Request:
Select, from the data, each line where "this" occurs.

Entries shown:
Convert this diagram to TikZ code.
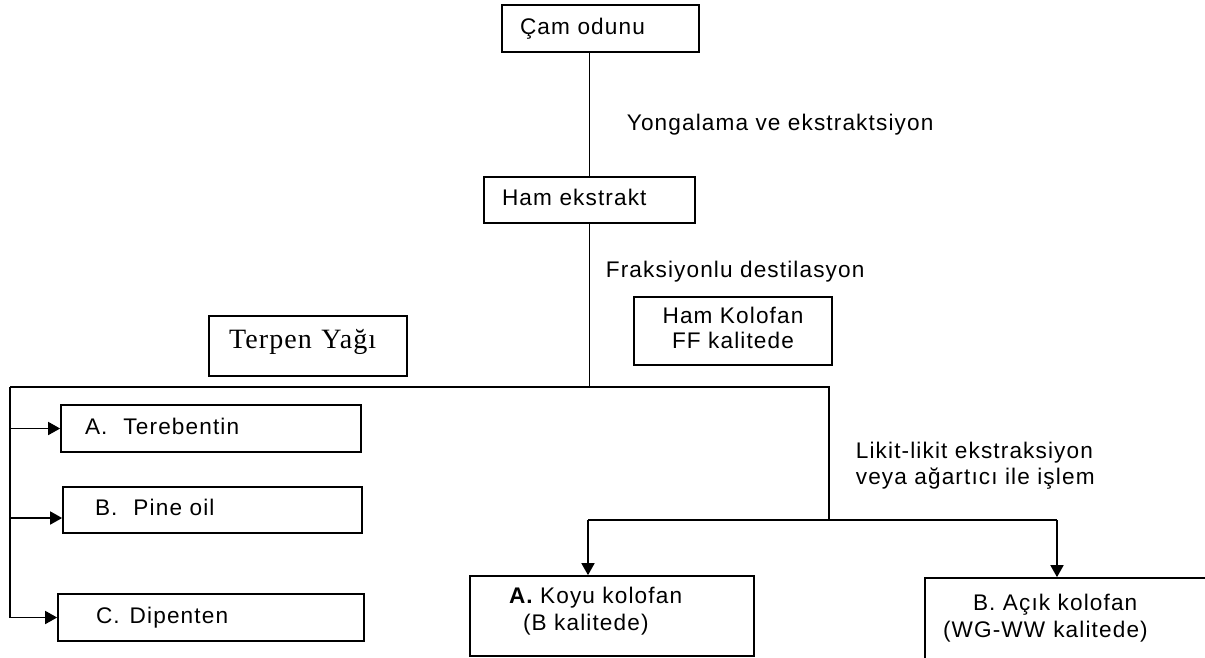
==
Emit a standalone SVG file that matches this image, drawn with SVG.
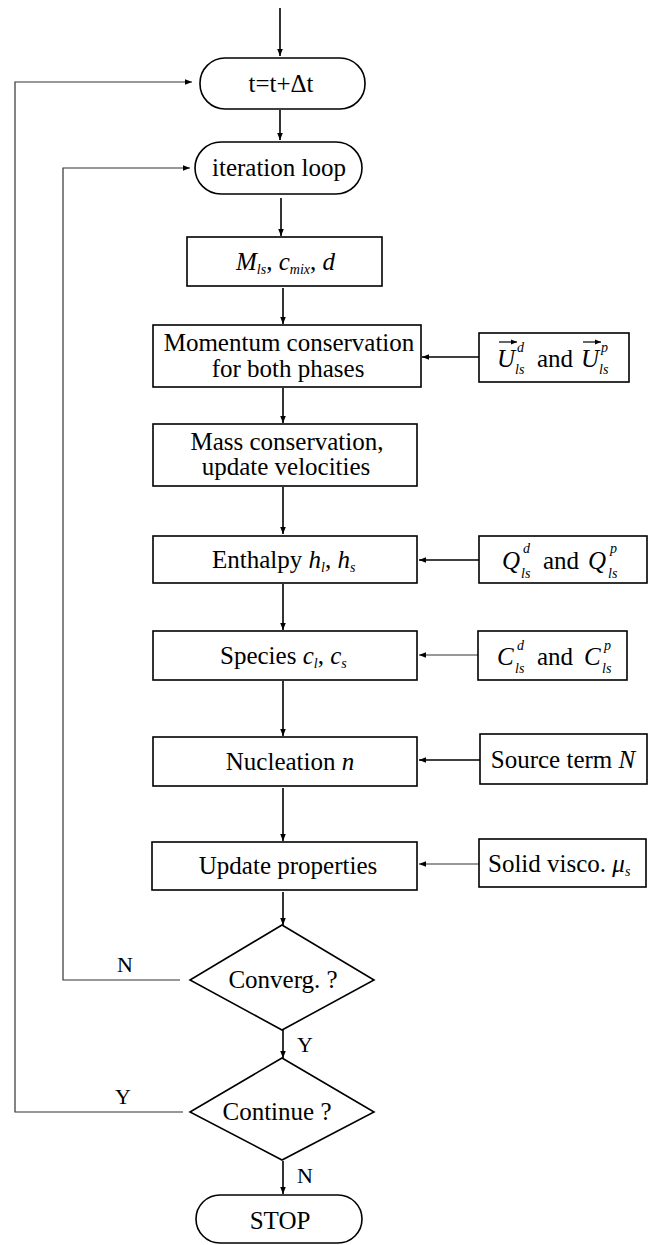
--
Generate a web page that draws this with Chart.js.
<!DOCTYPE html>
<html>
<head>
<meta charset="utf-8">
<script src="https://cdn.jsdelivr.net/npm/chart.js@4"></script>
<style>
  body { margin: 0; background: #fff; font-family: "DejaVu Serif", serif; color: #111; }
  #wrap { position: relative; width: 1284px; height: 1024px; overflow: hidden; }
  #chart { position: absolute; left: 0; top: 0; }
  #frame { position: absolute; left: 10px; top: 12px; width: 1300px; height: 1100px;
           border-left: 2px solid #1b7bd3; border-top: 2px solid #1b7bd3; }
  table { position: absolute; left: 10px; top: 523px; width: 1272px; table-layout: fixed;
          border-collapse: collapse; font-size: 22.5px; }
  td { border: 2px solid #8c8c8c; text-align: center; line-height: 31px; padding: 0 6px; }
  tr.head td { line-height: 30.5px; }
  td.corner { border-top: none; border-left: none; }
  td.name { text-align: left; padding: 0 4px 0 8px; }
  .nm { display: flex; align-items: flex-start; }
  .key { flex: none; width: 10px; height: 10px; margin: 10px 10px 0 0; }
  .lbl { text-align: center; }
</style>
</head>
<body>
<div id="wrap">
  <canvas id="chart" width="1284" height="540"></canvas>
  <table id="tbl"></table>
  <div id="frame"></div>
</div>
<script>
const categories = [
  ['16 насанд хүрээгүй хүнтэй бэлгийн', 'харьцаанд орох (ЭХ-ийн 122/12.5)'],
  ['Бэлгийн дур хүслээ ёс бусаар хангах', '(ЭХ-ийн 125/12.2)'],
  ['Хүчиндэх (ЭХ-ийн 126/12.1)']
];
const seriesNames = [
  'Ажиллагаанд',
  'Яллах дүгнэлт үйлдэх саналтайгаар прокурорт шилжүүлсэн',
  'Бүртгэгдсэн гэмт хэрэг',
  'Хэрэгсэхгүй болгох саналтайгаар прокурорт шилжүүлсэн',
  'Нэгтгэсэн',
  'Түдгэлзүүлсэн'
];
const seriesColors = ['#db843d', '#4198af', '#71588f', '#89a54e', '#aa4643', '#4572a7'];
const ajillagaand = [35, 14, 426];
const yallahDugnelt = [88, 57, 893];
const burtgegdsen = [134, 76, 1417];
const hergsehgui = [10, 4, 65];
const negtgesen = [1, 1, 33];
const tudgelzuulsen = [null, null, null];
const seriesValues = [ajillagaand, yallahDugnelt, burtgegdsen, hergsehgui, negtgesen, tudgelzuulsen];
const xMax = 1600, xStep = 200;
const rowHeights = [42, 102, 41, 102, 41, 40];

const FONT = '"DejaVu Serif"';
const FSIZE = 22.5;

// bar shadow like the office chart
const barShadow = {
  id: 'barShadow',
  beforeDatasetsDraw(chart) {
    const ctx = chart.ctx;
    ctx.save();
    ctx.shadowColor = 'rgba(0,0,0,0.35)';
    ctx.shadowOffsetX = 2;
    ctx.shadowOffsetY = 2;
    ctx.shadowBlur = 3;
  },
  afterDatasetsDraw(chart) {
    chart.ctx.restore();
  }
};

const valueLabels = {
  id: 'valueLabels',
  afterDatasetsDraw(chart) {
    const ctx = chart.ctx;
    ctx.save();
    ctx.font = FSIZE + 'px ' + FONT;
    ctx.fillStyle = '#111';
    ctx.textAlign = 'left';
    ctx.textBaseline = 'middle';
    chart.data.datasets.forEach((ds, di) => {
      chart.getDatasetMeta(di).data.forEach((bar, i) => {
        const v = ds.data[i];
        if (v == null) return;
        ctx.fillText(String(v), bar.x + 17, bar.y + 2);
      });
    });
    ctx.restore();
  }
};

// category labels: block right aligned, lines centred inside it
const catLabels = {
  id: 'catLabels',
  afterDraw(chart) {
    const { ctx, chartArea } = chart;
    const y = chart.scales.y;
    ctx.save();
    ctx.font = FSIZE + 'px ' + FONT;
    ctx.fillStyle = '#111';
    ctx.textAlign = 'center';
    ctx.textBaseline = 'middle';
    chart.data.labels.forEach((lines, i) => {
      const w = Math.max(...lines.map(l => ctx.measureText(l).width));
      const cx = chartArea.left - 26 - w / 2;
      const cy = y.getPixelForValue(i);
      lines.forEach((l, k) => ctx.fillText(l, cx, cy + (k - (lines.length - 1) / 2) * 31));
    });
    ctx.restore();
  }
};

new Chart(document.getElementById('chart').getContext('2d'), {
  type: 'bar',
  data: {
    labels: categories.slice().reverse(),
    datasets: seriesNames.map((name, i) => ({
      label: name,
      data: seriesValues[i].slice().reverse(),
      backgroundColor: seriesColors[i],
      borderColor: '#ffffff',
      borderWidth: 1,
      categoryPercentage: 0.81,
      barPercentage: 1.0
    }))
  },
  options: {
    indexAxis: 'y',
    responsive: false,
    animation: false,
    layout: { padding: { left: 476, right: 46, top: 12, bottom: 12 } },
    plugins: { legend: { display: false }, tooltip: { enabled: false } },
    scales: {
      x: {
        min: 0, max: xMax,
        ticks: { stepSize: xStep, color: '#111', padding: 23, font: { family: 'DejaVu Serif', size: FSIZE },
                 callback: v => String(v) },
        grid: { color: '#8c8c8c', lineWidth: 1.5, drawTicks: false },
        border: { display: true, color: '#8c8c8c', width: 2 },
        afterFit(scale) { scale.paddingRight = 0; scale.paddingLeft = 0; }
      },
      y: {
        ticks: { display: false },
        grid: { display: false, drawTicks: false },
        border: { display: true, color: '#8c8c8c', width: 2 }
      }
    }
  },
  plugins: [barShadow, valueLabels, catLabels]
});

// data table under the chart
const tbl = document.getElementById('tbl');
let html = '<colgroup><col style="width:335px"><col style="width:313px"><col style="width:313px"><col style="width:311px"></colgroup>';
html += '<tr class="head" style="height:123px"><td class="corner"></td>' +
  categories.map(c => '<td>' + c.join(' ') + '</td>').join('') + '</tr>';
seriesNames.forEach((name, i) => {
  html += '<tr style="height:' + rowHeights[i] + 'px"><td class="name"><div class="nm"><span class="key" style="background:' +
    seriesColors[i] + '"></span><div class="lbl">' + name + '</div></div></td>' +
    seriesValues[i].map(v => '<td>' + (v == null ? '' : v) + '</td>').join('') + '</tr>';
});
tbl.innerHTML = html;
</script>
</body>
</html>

Written reply:
Convert this diagram to TikZ code.
Emit a standalone SVG file that matches this image, drawn with SVG.
Generate a web page that draws this with Chart.js.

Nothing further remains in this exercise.